* **WHAT TO PRODUCE**
Transcribe all of the material exactly, except for its pictures.

* **SUPPLIED MATERIAL**
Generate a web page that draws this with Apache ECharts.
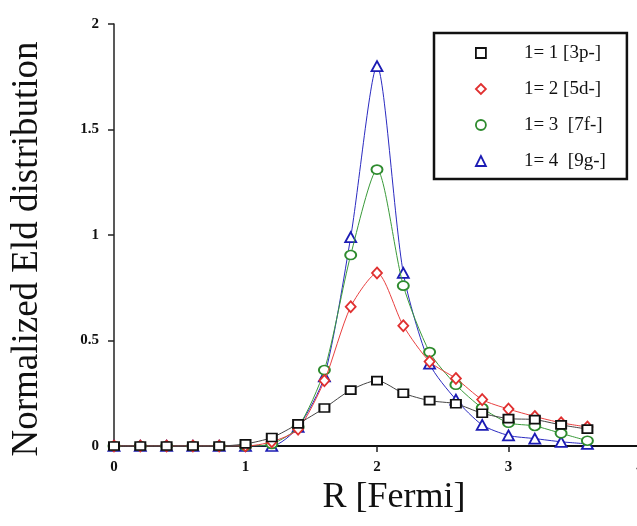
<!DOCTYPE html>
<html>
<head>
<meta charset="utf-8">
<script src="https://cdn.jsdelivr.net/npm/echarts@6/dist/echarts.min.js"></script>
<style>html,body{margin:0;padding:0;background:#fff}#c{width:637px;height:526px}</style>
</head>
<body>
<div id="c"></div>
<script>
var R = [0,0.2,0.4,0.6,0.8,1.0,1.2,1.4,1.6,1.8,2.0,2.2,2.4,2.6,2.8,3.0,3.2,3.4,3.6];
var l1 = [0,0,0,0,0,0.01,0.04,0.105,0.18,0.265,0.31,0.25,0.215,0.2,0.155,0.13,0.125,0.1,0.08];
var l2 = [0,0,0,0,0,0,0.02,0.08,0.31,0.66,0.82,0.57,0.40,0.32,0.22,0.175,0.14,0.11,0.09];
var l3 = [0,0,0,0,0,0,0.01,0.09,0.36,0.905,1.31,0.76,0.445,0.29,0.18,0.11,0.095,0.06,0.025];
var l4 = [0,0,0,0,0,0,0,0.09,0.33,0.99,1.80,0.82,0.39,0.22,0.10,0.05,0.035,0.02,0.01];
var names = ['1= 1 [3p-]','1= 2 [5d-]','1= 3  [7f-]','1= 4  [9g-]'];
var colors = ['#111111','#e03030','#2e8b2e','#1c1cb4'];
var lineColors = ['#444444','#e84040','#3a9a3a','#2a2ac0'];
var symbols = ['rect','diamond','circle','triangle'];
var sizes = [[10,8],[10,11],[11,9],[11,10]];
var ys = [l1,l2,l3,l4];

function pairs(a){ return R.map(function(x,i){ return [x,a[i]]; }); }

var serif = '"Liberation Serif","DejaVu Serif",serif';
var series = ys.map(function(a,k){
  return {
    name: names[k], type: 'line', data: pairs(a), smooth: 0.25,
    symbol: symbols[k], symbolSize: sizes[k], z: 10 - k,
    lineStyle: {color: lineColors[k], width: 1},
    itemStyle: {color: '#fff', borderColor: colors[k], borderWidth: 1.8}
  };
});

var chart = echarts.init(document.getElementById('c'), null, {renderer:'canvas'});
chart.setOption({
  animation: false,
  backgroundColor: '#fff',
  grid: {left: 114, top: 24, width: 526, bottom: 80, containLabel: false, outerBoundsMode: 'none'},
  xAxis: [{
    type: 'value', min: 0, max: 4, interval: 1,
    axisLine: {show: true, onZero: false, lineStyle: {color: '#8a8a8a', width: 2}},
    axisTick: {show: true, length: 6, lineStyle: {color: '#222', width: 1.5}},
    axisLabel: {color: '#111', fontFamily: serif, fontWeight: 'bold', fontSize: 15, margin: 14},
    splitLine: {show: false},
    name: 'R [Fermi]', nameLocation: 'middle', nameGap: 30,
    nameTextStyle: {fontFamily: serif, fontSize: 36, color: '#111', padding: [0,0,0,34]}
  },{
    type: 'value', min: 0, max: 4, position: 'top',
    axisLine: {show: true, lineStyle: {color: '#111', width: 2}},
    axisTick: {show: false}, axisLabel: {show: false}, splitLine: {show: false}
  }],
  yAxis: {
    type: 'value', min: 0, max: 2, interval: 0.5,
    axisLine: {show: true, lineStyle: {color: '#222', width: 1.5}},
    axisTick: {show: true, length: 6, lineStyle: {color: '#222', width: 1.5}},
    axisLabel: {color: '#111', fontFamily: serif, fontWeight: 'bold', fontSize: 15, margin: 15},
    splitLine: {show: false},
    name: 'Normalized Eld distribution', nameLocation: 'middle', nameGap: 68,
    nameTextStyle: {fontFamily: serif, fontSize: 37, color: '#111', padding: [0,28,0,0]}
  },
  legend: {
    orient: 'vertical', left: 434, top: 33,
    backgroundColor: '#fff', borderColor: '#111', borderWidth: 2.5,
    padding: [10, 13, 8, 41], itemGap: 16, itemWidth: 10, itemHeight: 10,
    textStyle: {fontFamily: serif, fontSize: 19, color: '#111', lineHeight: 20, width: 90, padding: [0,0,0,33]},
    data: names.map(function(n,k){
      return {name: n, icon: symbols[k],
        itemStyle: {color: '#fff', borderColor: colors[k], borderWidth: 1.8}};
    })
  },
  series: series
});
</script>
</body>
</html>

* **ANSWER BELOW**
Generate a web page that draws this with Apache ECharts.
<!DOCTYPE html>
<html>
<head>
<meta charset="utf-8">
<script src="https://cdn.jsdelivr.net/npm/echarts@6/dist/echarts.min.js"></script>
<style>html,body{margin:0;padding:0;background:#fff}#c{width:637px;height:526px}</style>
</head>
<body>
<div id="c"></div>
<script>
var R = [0,0.2,0.4,0.6,0.8,1.0,1.2,1.4,1.6,1.8,2.0,2.2,2.4,2.6,2.8,3.0,3.2,3.4,3.6];
var l1 = [0,0,0,0,0,0.01,0.04,0.105,0.18,0.265,0.31,0.25,0.215,0.2,0.155,0.13,0.125,0.1,0.08];
var l2 = [0,0,0,0,0,0,0.02,0.08,0.31,0.66,0.82,0.57,0.40,0.32,0.22,0.175,0.14,0.11,0.09];
var l3 = [0,0,0,0,0,0,0.01,0.09,0.36,0.905,1.31,0.76,0.445,0.29,0.18,0.11,0.095,0.06,0.025];
var l4 = [0,0,0,0,0,0,0,0.09,0.33,0.99,1.80,0.82,0.39,0.22,0.10,0.05,0.035,0.02,0.01];
var names = ['1= 1 [3p-]','1= 2 [5d-]','1= 3  [7f-]','1= 4  [9g-]'];
var colors = ['#111111','#e03030','#2e8b2e','#1c1cb4'];
var lineColors = ['#444444','#e84040','#3a9a3a','#2a2ac0'];
var symbols = ['rect','diamond','circle','triangle'];
var sizes = [[10,8],[10,11],[11,9],[11,10]];
var ys = [l1,l2,l3,l4];

function pairs(a){ return R.map(function(x,i){ return [x,a[i]]; }); }

var serif = '"Liberation Serif","DejaVu Serif",serif';
var series = ys.map(function(a,k){
  return {
    name: names[k], type: 'line', data: pairs(a), smooth: 0.25,
    symbol: symbols[k], symbolSize: sizes[k], z: 10 - k,
    lineStyle: {color: lineColors[k], width: 1},
    itemStyle: {color: '#fff', borderColor: colors[k], borderWidth: 1.8}
  };
});

var chart = echarts.init(document.getElementById('c'), null, {renderer:'canvas'});
chart.setOption({
  animation: false,
  backgroundColor: '#fff',
  grid: {left: 114, top: 24, width: 526, bottom: 80, containLabel: false, outerBoundsMode: 'none'},
  xAxis: [{
    type: 'value', min: 0, max: 4, interval: 1,
    axisLine: {show: true, onZero: false, lineStyle: {color: '#8a8a8a', width: 2}},
    axisTick: {show: true, length: 6, lineStyle: {color: '#222', width: 1.5}},
    axisLabel: {color: '#111', fontFamily: serif, fontWeight: 'bold', fontSize: 15, margin: 14},
    splitLine: {show: false},
    name: 'R [Fermi]', nameLocation: 'middle', nameGap: 30,
    nameTextStyle: {fontFamily: serif, fontSize: 36, color: '#111', padding: [0,0,0,34]}
  },{
    type: 'value', min: 0, max: 4, position: 'top',
    axisLine: {show: true, lineStyle: {color: '#111', width: 2}},
    axisTick: {show: false}, axisLabel: {show: false}, splitLine: {show: false}
  }],
  yAxis: {
    type: 'value', min: 0, max: 2, interval: 0.5,
    axisLine: {show: true, lineStyle: {color: '#222', width: 1.5}},
    axisTick: {show: true, length: 6, lineStyle: {color: '#222', width: 1.5}},
    axisLabel: {color: '#111', fontFamily: serif, fontWeight: 'bold', fontSize: 15, margin: 15},
    splitLine: {show: false},
    name: 'Normalized Eld distribution', nameLocation: 'middle', nameGap: 68,
    nameTextStyle: {fontFamily: serif, fontSize: 37, color: '#111', padding: [0,28,0,0]}
  },
  legend: {
    orient: 'vertical', left: 434, top: 33,
    backgroundColor: '#fff', borderColor: '#111', borderWidth: 2.5,
    padding: [10, 13, 8, 41], itemGap: 16, itemWidth: 10, itemHeight: 10,
    textStyle: {fontFamily: serif, fontSize: 19, color: '#111', lineHeight: 20, width: 90, padding: [0,0,0,33]},
    data: names.map(function(n,k){
      return {name: n, icon: symbols[k],
        itemStyle: {color: '#fff', borderColor: colors[k], borderWidth: 1.8}};
    })
  },
  series: series
});
</script>
</body>
</html>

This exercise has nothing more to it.